"""

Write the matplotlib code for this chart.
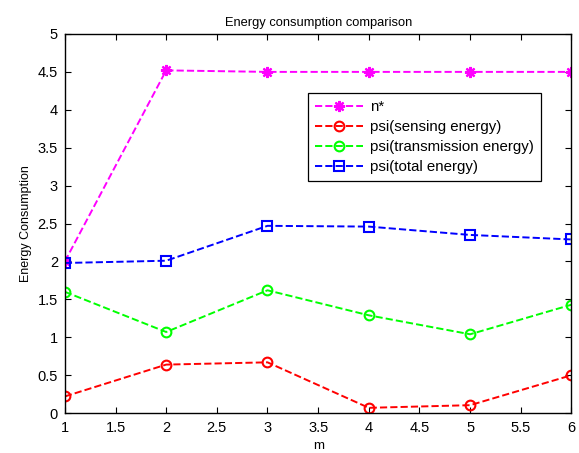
import matplotlib
matplotlib.use("Agg")
import matplotlib.pyplot as plt

plt.rcParams['font.family'] = ['Liberation Sans', 'DejaVu Sans']

m = [1, 2, 3, 4, 5, 6]
n_star = [2.0, 4.52, 4.5, 4.5, 4.5, 4.5]
psi_sensing = [0.22, 0.64, 0.67, 0.07, 0.105, 0.50]
psi_transmission = [1.60, 1.07, 1.62, 1.29, 1.04, 1.43]
psi_total = [1.98, 2.01, 2.47, 2.46, 2.35, 2.29]

labels = ["n*", "psi(sensing energy)", "psi(transmission energy)", "psi(total energy)"]
xticks = [1, 1.5, 2, 2.5, 3, 3.5, 4, 4.5, 5, 5.5, 6]
xticklabels = ["1", "1.5", "2", "2.5", "3", "3.5", "4", "4.5", "5", "5.5", "6"]
yticks = [0, 0.5, 1, 1.5, 2, 2.5, 3, 3.5, 4, 4.5, 5]
yticklabels = ["0", "0.5", "1", "1.5", "2", "2.5", "3", "3.5", "4", "4.5", "5"]

fig = plt.figure(figsize=(5.79, 4.53), dpi=100)
ax = fig.add_axes([0.112, 0.088, 0.875, 0.837])

lw = 1.4
ax.plot(m, n_star, '--', marker=(8, 2, 0), color='#ff00ff', lw=lw, ms=8, mew=1.6, label=labels[0])
ax.plot(m, psi_sensing, '--o', color='#ff0000', lw=lw, ms=7, mfc='none', mew=1.5, label=labels[1])
ax.plot(m, psi_transmission, '--o', color='#00ff00', lw=lw, ms=7, mfc='none', mew=1.5, label=labels[2])
ax.plot(m, psi_total, '--s', color='#0000ff', lw=lw, ms=7.5, mfc='none', mew=1.5, label=labels[3])

ax.set_xlim(1, 6)
ax.set_ylim(0, 5)
ax.set_xticks(xticks)
ax.set_xticklabels(xticklabels)
ax.set_yticks(yticks)
ax.set_yticklabels(yticklabels)
ax.tick_params(direction='in', top=True, right=True, labelsize=10.5, length=4, width=0.8)
ax.tick_params(axis='x', pad=6)
ax.tick_params(axis='y', pad=5)
for s in ax.spines.values():
    s.set_linewidth(1.0)

ax.set_title("Energy consumption comparison", fontsize=9.3, pad=6)
ax.set_xlabel("m", fontsize=9.5, labelpad=3)
ax.set_ylabel("Energy Consumption", fontsize=9, labelpad=4)

leg = ax.legend(loc='upper left', bbox_to_anchor=(0.48, 0.844), fontsize=10.8,
                frameon=True, fancybox=False, edgecolor='black', framealpha=1,
                borderaxespad=0, borderpad=0.45, labelspacing=0.4,
                handlelength=3.2, handletextpad=0.5)
leg.get_frame().set_linewidth(0.9)

fig.savefig("out.png", dpi=100)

"""

• _EXERCISE REQUIREMENTS_
Go from the first line of the data above to the line containing "psi_total = [1.98, 2.01, 2.47, 2.46, 2.35, 2.29]" and retype exactly those lines, both included, but none of the pictures.

• _COMPLETED EXERCISE_
Write the matplotlib code for this chart.
import matplotlib
matplotlib.use("Agg")
import matplotlib.pyplot as plt

plt.rcParams['font.family'] = ['Liberation Sans', 'DejaVu Sans']

m = [1, 2, 3, 4, 5, 6]
n_star = [2.0, 4.52, 4.5, 4.5, 4.5, 4.5]
psi_sensing = [0.22, 0.64, 0.67, 0.07, 0.105, 0.50]
psi_transmission = [1.60, 1.07, 1.62, 1.29, 1.04, 1.43]
psi_total = [1.98, 2.01, 2.47, 2.46, 2.35, 2.29]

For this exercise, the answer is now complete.